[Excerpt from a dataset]
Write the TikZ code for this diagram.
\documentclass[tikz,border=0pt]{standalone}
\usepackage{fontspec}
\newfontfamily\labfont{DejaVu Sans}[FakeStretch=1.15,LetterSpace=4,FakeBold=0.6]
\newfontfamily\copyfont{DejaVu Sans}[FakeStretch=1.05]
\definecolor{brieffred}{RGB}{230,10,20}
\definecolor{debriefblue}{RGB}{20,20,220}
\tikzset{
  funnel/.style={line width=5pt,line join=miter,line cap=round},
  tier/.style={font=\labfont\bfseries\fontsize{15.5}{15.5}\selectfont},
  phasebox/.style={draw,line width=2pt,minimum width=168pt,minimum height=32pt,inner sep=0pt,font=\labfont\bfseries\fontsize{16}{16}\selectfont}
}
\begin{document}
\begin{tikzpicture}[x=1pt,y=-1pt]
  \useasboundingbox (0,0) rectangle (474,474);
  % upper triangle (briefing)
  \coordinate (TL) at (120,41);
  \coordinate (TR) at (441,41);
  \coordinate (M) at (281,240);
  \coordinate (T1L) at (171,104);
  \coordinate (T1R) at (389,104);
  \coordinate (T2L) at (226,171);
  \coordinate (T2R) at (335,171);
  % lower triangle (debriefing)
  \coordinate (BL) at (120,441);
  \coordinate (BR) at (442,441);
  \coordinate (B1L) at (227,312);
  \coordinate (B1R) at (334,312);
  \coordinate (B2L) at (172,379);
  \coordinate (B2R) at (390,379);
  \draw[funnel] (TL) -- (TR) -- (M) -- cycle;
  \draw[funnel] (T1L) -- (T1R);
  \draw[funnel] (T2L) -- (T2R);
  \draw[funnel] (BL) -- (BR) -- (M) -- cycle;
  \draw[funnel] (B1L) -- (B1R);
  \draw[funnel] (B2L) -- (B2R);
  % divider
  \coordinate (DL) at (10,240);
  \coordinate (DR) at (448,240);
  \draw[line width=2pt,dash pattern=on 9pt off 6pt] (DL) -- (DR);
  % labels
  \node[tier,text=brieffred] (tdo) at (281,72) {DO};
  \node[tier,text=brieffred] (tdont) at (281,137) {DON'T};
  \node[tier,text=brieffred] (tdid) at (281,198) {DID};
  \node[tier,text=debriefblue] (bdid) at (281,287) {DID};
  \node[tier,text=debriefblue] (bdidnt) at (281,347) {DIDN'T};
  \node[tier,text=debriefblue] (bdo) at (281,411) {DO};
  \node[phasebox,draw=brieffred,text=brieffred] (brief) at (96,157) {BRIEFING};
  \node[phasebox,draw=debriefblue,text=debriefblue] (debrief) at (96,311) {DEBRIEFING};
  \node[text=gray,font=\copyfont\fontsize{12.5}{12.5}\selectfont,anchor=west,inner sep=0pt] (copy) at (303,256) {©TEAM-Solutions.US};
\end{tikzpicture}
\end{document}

--

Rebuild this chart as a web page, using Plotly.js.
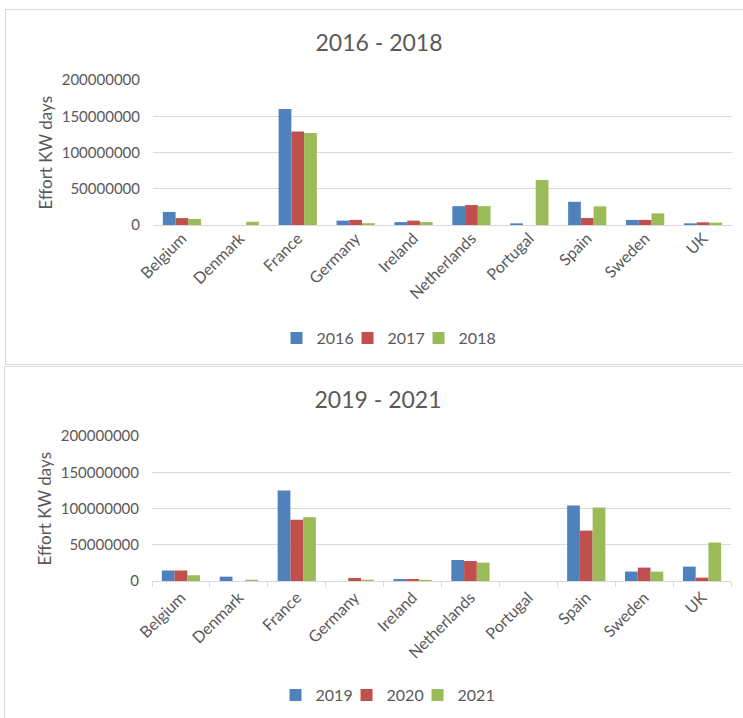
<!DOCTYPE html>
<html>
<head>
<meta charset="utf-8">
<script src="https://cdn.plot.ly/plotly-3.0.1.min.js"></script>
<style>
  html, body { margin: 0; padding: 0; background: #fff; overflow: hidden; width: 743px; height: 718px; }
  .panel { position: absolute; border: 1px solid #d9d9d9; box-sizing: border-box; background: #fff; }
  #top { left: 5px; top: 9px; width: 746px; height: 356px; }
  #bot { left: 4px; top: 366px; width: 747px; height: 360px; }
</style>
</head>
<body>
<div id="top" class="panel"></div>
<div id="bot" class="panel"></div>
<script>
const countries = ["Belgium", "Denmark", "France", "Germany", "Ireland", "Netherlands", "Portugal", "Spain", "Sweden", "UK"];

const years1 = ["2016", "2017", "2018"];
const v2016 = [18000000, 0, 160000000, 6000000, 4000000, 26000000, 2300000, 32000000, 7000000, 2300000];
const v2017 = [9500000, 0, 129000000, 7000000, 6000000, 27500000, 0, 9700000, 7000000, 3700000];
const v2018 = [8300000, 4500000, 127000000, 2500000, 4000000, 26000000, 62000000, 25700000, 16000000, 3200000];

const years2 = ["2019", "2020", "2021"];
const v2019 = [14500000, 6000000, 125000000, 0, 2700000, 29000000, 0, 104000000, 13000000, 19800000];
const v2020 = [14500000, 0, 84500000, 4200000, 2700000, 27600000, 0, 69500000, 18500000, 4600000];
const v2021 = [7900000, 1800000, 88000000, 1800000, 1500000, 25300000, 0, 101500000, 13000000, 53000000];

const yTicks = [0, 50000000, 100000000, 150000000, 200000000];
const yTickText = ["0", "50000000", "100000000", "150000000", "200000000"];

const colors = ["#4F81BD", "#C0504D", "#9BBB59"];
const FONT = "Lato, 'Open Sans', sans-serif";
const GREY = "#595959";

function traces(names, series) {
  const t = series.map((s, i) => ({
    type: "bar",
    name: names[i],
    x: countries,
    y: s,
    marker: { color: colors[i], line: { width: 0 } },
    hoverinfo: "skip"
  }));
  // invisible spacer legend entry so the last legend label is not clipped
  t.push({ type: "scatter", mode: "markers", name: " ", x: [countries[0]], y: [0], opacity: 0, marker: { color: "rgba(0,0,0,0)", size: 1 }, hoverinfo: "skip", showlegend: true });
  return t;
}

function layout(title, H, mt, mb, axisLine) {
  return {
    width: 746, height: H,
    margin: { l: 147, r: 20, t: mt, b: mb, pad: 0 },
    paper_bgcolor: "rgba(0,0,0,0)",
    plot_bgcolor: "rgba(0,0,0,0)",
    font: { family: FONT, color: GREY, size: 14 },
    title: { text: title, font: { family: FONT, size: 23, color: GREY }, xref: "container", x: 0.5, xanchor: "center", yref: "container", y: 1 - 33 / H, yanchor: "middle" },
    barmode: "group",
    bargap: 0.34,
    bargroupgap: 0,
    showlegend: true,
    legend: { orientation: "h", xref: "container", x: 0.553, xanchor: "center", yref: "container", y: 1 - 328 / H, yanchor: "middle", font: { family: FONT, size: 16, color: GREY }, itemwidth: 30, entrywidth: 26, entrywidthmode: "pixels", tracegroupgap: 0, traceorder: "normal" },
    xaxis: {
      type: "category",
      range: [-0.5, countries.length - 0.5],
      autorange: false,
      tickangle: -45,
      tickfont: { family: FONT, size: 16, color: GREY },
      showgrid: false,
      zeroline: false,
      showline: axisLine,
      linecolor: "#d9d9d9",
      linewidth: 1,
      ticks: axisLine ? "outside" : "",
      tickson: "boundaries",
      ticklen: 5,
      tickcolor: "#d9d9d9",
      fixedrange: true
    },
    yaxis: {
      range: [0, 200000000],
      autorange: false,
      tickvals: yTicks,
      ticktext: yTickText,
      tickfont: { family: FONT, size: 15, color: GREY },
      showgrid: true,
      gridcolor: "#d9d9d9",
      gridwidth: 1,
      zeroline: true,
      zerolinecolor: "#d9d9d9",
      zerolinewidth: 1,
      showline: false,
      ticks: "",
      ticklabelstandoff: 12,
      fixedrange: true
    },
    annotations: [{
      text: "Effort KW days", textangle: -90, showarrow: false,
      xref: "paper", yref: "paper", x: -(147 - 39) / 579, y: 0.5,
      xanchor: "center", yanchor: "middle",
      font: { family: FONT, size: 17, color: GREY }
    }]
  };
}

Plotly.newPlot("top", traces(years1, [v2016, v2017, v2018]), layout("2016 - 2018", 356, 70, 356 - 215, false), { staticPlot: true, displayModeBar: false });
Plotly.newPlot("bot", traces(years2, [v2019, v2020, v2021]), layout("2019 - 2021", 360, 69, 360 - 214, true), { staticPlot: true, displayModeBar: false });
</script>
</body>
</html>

Problem description
Skip every picture. Repeat the lines from the one with "Rebuild this chart" through the one with "101500000, 13000000, 53000000];", both ends included.

Result for this exercise
Rebuild this chart as a web page, using Plotly.js.
<!DOCTYPE html>
<html>
<head>
<meta charset="utf-8">
<script src="https://cdn.plot.ly/plotly-3.0.1.min.js"></script>
<style>
  html, body { margin: 0; padding: 0; background: #fff; overflow: hidden; width: 743px; height: 718px; }
  .panel { position: absolute; border: 1px solid #d9d9d9; box-sizing: border-box; background: #fff; }
  #top { left: 5px; top: 9px; width: 746px; height: 356px; }
  #bot { left: 4px; top: 366px; width: 747px; height: 360px; }
</style>
</head>
<body>
<div id="top" class="panel"></div>
<div id="bot" class="panel"></div>
<script>
const countries = ["Belgium", "Denmark", "France", "Germany", "Ireland", "Netherlands", "Portugal", "Spain", "Sweden", "UK"];

const years1 = ["2016", "2017", "2018"];
const v2016 = [18000000, 0, 160000000, 6000000, 4000000, 26000000, 2300000, 32000000, 7000000, 2300000];
const v2017 = [9500000, 0, 129000000, 7000000, 6000000, 27500000, 0, 9700000, 7000000, 3700000];
const v2018 = [8300000, 4500000, 127000000, 2500000, 4000000, 26000000, 62000000, 25700000, 16000000, 3200000];

const years2 = ["2019", "2020", "2021"];
const v2019 = [14500000, 6000000, 125000000, 0, 2700000, 29000000, 0, 104000000, 13000000, 19800000];
const v2020 = [14500000, 0, 84500000, 4200000, 2700000, 27600000, 0, 69500000, 18500000, 4600000];
const v2021 = [7900000, 1800000, 88000000, 1800000, 1500000, 25300000, 0, 101500000, 13000000, 53000000];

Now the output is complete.